** start SOURCE MATERIAL **
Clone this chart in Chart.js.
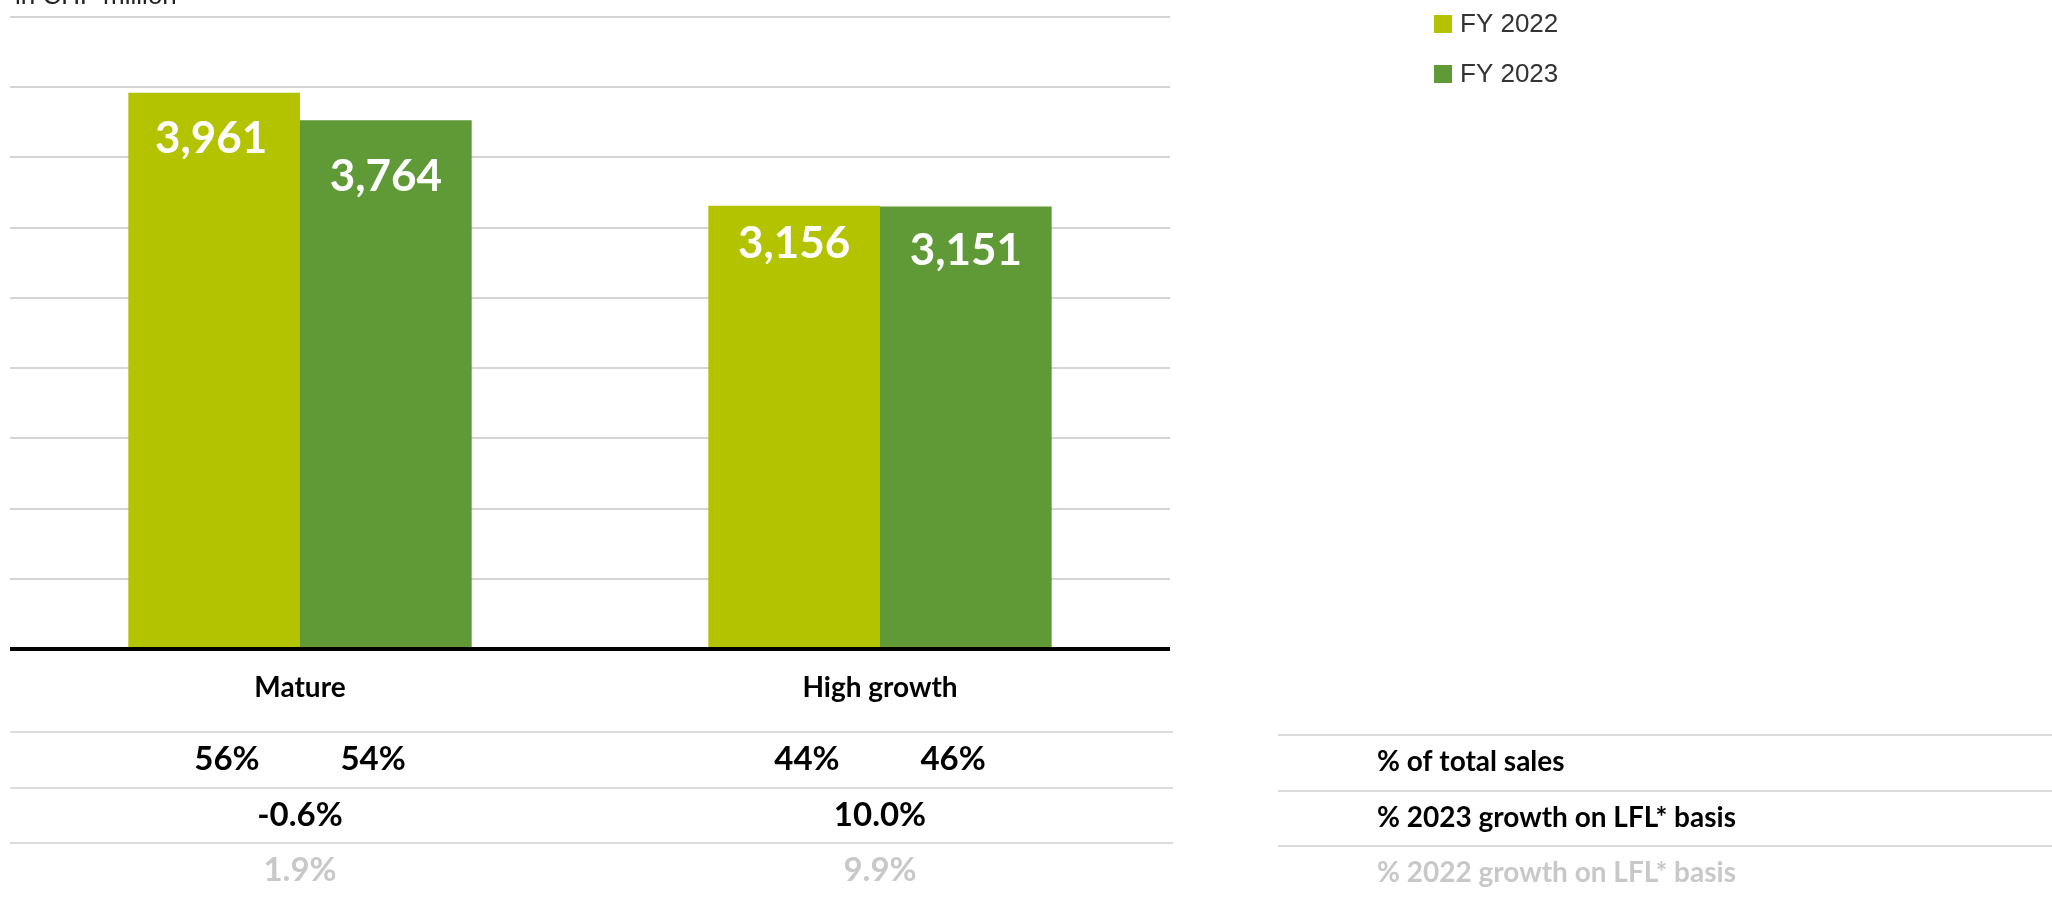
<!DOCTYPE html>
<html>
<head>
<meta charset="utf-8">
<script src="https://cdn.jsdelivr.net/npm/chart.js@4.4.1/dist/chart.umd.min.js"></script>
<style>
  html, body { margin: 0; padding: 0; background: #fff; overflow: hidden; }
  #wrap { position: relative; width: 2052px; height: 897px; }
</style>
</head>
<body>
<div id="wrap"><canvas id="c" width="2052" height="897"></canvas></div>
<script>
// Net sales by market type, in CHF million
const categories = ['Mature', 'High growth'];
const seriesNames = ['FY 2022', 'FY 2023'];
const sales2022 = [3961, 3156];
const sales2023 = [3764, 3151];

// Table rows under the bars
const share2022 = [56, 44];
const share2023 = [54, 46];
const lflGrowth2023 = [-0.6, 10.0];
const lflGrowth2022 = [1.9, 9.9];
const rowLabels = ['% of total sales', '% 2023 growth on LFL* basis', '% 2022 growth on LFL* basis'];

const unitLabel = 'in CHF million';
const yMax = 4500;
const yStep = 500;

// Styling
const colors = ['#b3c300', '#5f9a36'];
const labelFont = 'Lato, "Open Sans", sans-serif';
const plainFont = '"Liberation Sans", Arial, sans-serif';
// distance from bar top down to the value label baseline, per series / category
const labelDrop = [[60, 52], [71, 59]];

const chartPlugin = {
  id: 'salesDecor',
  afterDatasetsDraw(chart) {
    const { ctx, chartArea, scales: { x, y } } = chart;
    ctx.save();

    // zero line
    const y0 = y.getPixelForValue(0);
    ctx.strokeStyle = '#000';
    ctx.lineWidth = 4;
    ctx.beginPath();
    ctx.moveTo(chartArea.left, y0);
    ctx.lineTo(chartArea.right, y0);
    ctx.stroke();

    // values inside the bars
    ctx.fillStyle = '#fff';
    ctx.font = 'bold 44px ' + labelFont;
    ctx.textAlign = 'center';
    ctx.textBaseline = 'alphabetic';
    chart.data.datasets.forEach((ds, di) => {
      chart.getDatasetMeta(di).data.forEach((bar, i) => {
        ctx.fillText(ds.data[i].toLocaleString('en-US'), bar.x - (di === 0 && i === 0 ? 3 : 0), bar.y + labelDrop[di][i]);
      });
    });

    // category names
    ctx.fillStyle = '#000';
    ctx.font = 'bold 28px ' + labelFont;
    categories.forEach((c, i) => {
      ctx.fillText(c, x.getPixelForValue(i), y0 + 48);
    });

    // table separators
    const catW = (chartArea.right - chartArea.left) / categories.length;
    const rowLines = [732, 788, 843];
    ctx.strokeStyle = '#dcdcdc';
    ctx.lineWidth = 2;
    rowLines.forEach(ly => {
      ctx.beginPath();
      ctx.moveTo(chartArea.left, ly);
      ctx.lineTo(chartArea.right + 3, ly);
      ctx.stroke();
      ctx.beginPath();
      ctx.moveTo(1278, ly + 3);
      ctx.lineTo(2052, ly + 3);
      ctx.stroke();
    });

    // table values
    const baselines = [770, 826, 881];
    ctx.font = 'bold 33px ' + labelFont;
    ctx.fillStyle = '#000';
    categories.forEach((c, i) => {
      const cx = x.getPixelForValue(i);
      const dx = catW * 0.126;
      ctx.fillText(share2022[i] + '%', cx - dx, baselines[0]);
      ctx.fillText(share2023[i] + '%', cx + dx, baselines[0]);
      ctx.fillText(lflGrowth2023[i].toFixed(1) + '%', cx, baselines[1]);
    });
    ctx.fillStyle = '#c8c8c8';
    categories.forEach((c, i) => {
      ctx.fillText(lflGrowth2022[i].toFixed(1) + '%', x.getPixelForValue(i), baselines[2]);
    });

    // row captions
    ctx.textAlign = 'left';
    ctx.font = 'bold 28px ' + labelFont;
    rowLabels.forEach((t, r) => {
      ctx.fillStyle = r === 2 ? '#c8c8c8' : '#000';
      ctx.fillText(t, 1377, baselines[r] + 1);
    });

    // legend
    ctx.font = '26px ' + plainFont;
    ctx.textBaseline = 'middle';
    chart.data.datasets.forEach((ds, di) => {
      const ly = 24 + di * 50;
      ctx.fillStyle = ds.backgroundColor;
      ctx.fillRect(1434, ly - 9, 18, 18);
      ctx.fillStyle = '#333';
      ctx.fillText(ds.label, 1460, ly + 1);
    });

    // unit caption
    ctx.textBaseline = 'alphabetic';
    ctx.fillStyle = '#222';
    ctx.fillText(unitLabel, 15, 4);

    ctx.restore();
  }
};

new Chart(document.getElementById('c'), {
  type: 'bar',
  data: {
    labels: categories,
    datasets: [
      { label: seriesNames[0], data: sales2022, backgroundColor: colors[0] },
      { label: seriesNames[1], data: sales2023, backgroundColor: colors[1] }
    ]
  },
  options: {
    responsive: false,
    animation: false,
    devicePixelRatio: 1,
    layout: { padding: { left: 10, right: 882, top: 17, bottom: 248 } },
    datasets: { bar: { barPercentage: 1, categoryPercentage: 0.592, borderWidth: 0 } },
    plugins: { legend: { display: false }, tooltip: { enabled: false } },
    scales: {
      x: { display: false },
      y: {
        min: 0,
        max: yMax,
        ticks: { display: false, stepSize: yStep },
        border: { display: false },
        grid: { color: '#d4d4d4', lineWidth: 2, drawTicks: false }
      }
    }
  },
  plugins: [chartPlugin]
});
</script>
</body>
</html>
** end SOURCE MATERIAL **
Using the data above, write out every line exactly, leaving the images behind.

Clone this chart in Chart.js.
<!DOCTYPE html>
<html>
<head>
<meta charset="utf-8">
<script src="https://cdn.jsdelivr.net/npm/chart.js@4.4.1/dist/chart.umd.min.js"></script>
<style>
  html, body { margin: 0; padding: 0; background: #fff; overflow: hidden; }
  #wrap { position: relative; width: 2052px; height: 897px; }
</style>
</head>
<body>
<div id="wrap"><canvas id="c" width="2052" height="897"></canvas></div>
<script>
// Net sales by market type, in CHF million
const categories = ['Mature', 'High growth'];
const seriesNames = ['FY 2022', 'FY 2023'];
const sales2022 = [3961, 3156];
const sales2023 = [3764, 3151];

// Table rows under the bars
const share2022 = [56, 44];
const share2023 = [54, 46];
const lflGrowth2023 = [-0.6, 10.0];
const lflGrowth2022 = [1.9, 9.9];
const rowLabels = ['% of total sales', '% 2023 growth on LFL* basis', '% 2022 growth on LFL* basis'];

const unitLabel = 'in CHF million';
const yMax = 4500;
const yStep = 500;

// Styling
const colors = ['#b3c300', '#5f9a36'];
const labelFont = 'Lato, "Open Sans", sans-serif';
const plainFont = '"Liberation Sans", Arial, sans-serif';
// distance from bar top down to the value label baseline, per series / category
const labelDrop = [[60, 52], [71, 59]];

const chartPlugin = {
  id: 'salesDecor',
  afterDatasetsDraw(chart) {
    const { ctx, chartArea, scales: { x, y } } = chart;
    ctx.save();

    // zero line
    const y0 = y.getPixelForValue(0);
    ctx.strokeStyle = '#000';
    ctx.lineWidth = 4;
    ctx.beginPath();
    ctx.moveTo(chartArea.left, y0);
    ctx.lineTo(chartArea.right, y0);
    ctx.stroke();

    // values inside the bars
    ctx.fillStyle = '#fff';
    ctx.font = 'bold 44px ' + labelFont;
    ctx.textAlign = 'center';
    ctx.textBaseline = 'alphabetic';
    chart.data.datasets.forEach((ds, di) => {
      chart.getDatasetMeta(di).data.forEach((bar, i) => {
        ctx.fillText(ds.data[i].toLocaleString('en-US'), bar.x - (di === 0 && i === 0 ? 3 : 0), bar.y + labelDrop[di][i]);
      });
    });

    // category names
    ctx.fillStyle = '#000';
    ctx.font = 'bold 28px ' + labelFont;
    categories.forEach((c, i) => {
      ctx.fillText(c, x.getPixelForValue(i), y0 + 48);
    });

    // table separators
    const catW = (chartArea.right - chartArea.left) / categories.length;
    const rowLines = [732, 788, 843];
    ctx.strokeStyle = '#dcdcdc';
    ctx.lineWidth = 2;
    rowLines.forEach(ly => {
      ctx.beginPath();
      ctx.moveTo(chartArea.left, ly);
      ctx.lineTo(chartArea.right + 3, ly);
      ctx.stroke();
      ctx.beginPath();
      ctx.moveTo(1278, ly + 3);
      ctx.lineTo(2052, ly + 3);
      ctx.stroke();
    });

    // table values
    const baselines = [770, 826, 881];
    ctx.font = 'bold 33px ' + labelFont;
    ctx.fillStyle = '#000';
    categories.forEach((c, i) => {
      const cx = x.getPixelForValue(i);
      const dx = catW * 0.126;
      ctx.fillText(share2022[i] + '%', cx - dx, baselines[0]);
      ctx.fillText(share2023[i] + '%', cx + dx, baselines[0]);
      ctx.fillText(lflGrowth2023[i].toFixed(1) + '%', cx, baselines[1]);
    });
    ctx.fillStyle = '#c8c8c8';
    categories.forEach((c, i) => {
      ctx.fillText(lflGrowth2022[i].toFixed(1) + '%', x.getPixelForValue(i), baselines[2]);
    });

    // row captions
    ctx.textAlign = 'left';
    ctx.font = 'bold 28px ' + labelFont;
    rowLabels.forEach((t, r) => {
      ctx.fillStyle = r === 2 ? '#c8c8c8' : '#000';
      ctx.fillText(t, 1377, baselines[r] + 1);
    });

    // legend
    ctx.font = '26px ' + plainFont;
    ctx.textBaseline = 'middle';
    chart.data.datasets.forEach((ds, di) => {
      const ly = 24 + di * 50;
      ctx.fillStyle = ds.backgroundColor;
      ctx.fillRect(1434, ly - 9, 18, 18);
      ctx.fillStyle = '#333';
      ctx.fillText(ds.label, 1460, ly + 1);
    });

    // unit caption
    ctx.textBaseline = 'alphabetic';
    ctx.fillStyle = '#222';
    ctx.fillText(unitLabel, 15, 4);

    ctx.restore();
  }
};

new Chart(document.getElementById('c'), {
  type: 'bar',
  data: {
    labels: categories,
    datasets: [
      { label: seriesNames[0], data: sales2022, backgroundColor: colors[0] },
      { label: seriesNames[1], data: sales2023, backgroundColor: colors[1] }
    ]
  },
  options: {
    responsive: false,
    animation: false,
    devicePixelRatio: 1,
    layout: { padding: { left: 10, right: 882, top: 17, bottom: 248 } },
    datasets: { bar: { barPercentage: 1, categoryPercentage: 0.592, borderWidth: 0 } },
    plugins: { legend: { display: false }, tooltip: { enabled: false } },
    scales: {
      x: { display: false },
      y: {
        min: 0,
        max: yMax,
        ticks: { display: false, stepSize: yStep },
        border: { display: false },
        grid: { color: '#d4d4d4', lineWidth: 2, drawTicks: false }
      }
    }
  },
  plugins: [chartPlugin]
});
</script>
</body>
</html>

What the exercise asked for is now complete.